When Clytaemnestra says "new blood spurts out before the old wound heals," she refers to past crimes, which still fester, unforgiven. The Chorus also points to old aggressions, like Paris's kidnapping Helen, as reasons "evil men" inflict suffering on others. Grudges and family wounds do not heal. This quotation also emphasizes the connections between the past, the present, and the future.
Clytaemnestra gets the expensive purple dye from the sea. Wanting Agamemnon to walk across the carpet without feeling as though he is desecrating sacred ground, she implies that their wealth enables them to obtain more of the dye. In boasting of wealth Clytaemnestra links the riches of the House of Atreus to the natural world, thinking no one can defeat her, as she says of the sea, "who will drain it dry?" Her statement reflects the theme of overabundance of wealth leading to evil and catastrophe.
A house that hates the gods ... house full of death, kinsmen butchered ... heads chopped off ... a human slaughterhouse awash in blood.

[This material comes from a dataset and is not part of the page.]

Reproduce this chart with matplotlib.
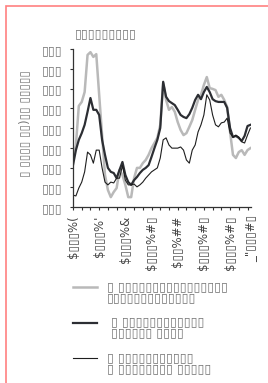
import numpy as np
import matplotlib
matplotlib.use("Agg")
import matplotlib.pyplot as plt
from matplotlib.lines import Line2D
from matplotlib.patches import Rectangle

# monthly points
months = np.arange(62)
series_a = [119, 157, 256, 266, 291, 385, 392, 380, 387, 284,
            182, 81, 43, 25, 38, 48, 94, 81, 56, 25,
            25, 73, 99, 99, 111, 119, 132, 149, 162, 175,
            208, 314, 271, 246, 253, 241, 215, 195, 182, 187,
            203, 220, 246, 271, 284, 309, 329, 301, 299, 296,
            279, 284, 271, 253, 190, 132, 124, 139, 144, 132,
            144, 149]
series_b = [106, 144, 170, 187, 208, 241, 276, 246, 246, 233,
            170, 132, 99, 89, 86, 73, 94, 114, 81, 63,
            56, 68, 76, 86, 94, 99, 106, 127, 149, 170,
            200, 317, 279, 268, 263, 258, 246, 233, 228, 225,
            235, 251, 271, 284, 273, 291, 304, 291, 273, 268,
            266, 266, 266, 251, 200, 177, 180, 175, 167, 180,
            205, 208]
series_c = [30, 28, 48, 63, 89, 139, 132, 111, 144, 144,
            99, 63, 56, 63, 61, 73, 73, 105, 68, 56,
            56, 58, 51, 56, 63, 73, 81, 89, 94, 99,
            124, 170, 175, 157, 149, 149, 149, 152, 144, 119,
            111, 144, 157, 190, 208, 233, 284, 271, 233, 208,
            203, 213, 215, 225, 187, 177, 182, 177, 165, 162,
            182, 200]

B = "\u25af"  # stands in for the unreadable glyphs
y_ticks = [0, 50, 100, 150, 200, 250, 300, 350, 400]
y_tick_labels = [B * 3] * 9
x_label_pos = [0, 9, 18, 27, 36, 45, 54]
x_labels = ["$BBB%(", "$BBB%'", "$BBB%&", "$BBB%#B", "$BB%##",
            "$BBB%#B", "$BBB%#B"]
x_labels = [s.replace("B", B) for s in x_labels]
last_label = "_\"" + B * 3 + "#" + B
title = B * 9
y_title = "B BBBB BB)BB BBBBB".replace("B", B)
legend_labels = ["B BBBBBBBBBBBBBBBB\nBBBBBBBBBBBBB",
                 " B BBBBBBBBBBBB\n BBBBBB BBBB",
                 "B BBBBBBBBBBB\nB BBBBBBBB BBBBB"]
legend_labels = [s.replace("B", B) for s in legend_labels]

W, H = 268, 383
fig = plt.figure(figsize=(W / 100, H / 100), dpi=100)
ax = fig.add_axes([73 / W, 1 - 207 / H, 178 / W, 158 / H])

txt = '#777777'
fs = 9
styles = [dict(color='#b9b9b9', lw=1.8),
          dict(color='#2c2e33', lw=1.6),
          dict(color='#1e1e1e', lw=0.8)]
for s, st in zip([series_a, series_b, series_c], styles):
    ax.plot(months, s, **st)

ax.set_xlim(0, 61.2)
ax.set_ylim(0, 400)
ax.set_yticks(y_ticks, labels=y_tick_labels)
ax.set_xticks(range(0, 61, 3))
ax.set_xticklabels([x_labels[x_label_pos.index(t)] if t in x_label_pos else ""
                    for t in range(0, 61, 3)], rotation=90)
ax.set_xticks([61], labels=[last_label], minor=True, rotation=90)
ax.tick_params(axis='x', which='minor', length=0, pad=6, labelsize=8.5, labelcolor='#444444')
ax.tick_params(axis='both', which='major', length=2.5, width=0.8, color='#333333', pad=3.5)
ax.tick_params(axis='y', labelcolor=txt, labelsize=fs, pad=5)
ax.tick_params(axis='x', labelcolor='#444444', labelsize=8.5)
for sp in ['top', 'right']:
    ax.spines[sp].set_visible(False)
for sp in ['left', 'bottom']:
    ax.spines[sp].set_color('#333333')
    ax.spines[sp].set_linewidth(0.9)

fig.text(75 / W, 1 - 34 / H, title, fontsize=fs, color=txt, va='center', ha='left')
fig.text(25 / W, 1 - 124 / H, y_title, fontsize=8.5, color=txt, rotation=90,
         va='center', ha='center')

# legend drawn by hand: handle lines up with the first text line
handle_y = [287, 323, 358]
text_y = [292, 327, 363]
for hy, ty, lab, st in zip(handle_y, text_y, legend_labels, styles):
    fig.add_artist(Line2D([73 / W, 97 / W], [1 - hy / H, 1 - hy / H],
                          transform=fig.transFigure, **st))
    fig.text(107 / W, 1 - ty / H, lab, fontsize=fs, color=txt, va='center',
             linespacing=0.85)

# red frame edge (left and top visible)
fig.add_artist(Rectangle((6 / W, -0.1), 1.2, 1 - 6 / H + 0.1, transform=fig.transFigure,
                         fill=False, edgecolor='#ff8080', lw=1.2))

fig.savefig("out.png", dpi=100)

This is Cassandra's first delirious assessment of the House of Atreus. She sees the immediate future ("kinsmen butchered") as well as the past of the slaughter of Thyestes's children and the eternal curse ("a house that hates the gods"). Her prophecies manipulate time, helping the audience understand the slaughter will not end unless the gods intervene.
Another man will come and will avenge us, a son who'll kill his mother, then pay back his father's death, a wanderer in exile, a man this country's made a stranger.
Cassandra predicts Orestes will return from exile. Her gift of prophecy and Aeschylus's tendency to allow characters to imagine past and future happenings give Cassandra the ability to describe events she cannot see. After Agamemnon's death, the Chorus clings to this prophecy.
When things go well, a shadow overturns it all. When badly, a damp sponge wipes away the picture. Of these two, the second is more pitiful.
Cassandra's last words deplore the human tendency to forget the past, especially terrible events. She knows circumstances, both good and bad, are temporary. Good fortunes can change with "a shadow." But even if tragic events and deeds are wiped away with the "damp sponge" of memory, humans still must pay for their crimes.
The form of this corpse's wife was taken on by the ancient savage spirit of revenge. For that brutal meal prepared by Atreus, it sacrificed one full-grown man, payment for two butchered children.
Clytaemnestra justifies her killing by dissociating and referring to a force, an "ancient savage spirit," greater than herself. She does not think of herself as an agent with free will and accountability nor of Agamemnon as a man when she says "this corpse's wife." She also pays tribute to the larger forces at work in the family's history: the curse and the sins of Atreus.
No, storms of blood rain batter down, destroying the house, while fate on yet another whetstone, hones the edge of Justice, for the next act, one more crime.
This quotation reflects recurring ideas and images in Agamemnon: blood, chaotic weather (storms), fate, justice, and the inevitable destruction of the House of Atreus. The language is aggressive and visceral, painting a picture in the audience's mind. "The next act, one more crime" refers to Orestes's avenging of his father's death.
This remark represents the cyclical nature of revenge. Every main character in the play is both wronged and guilty, for different reasons. This duality makes them fully human. No one is innocent. The bloodthirsty desire for vengeance will continue the cycle in the House of Atreus.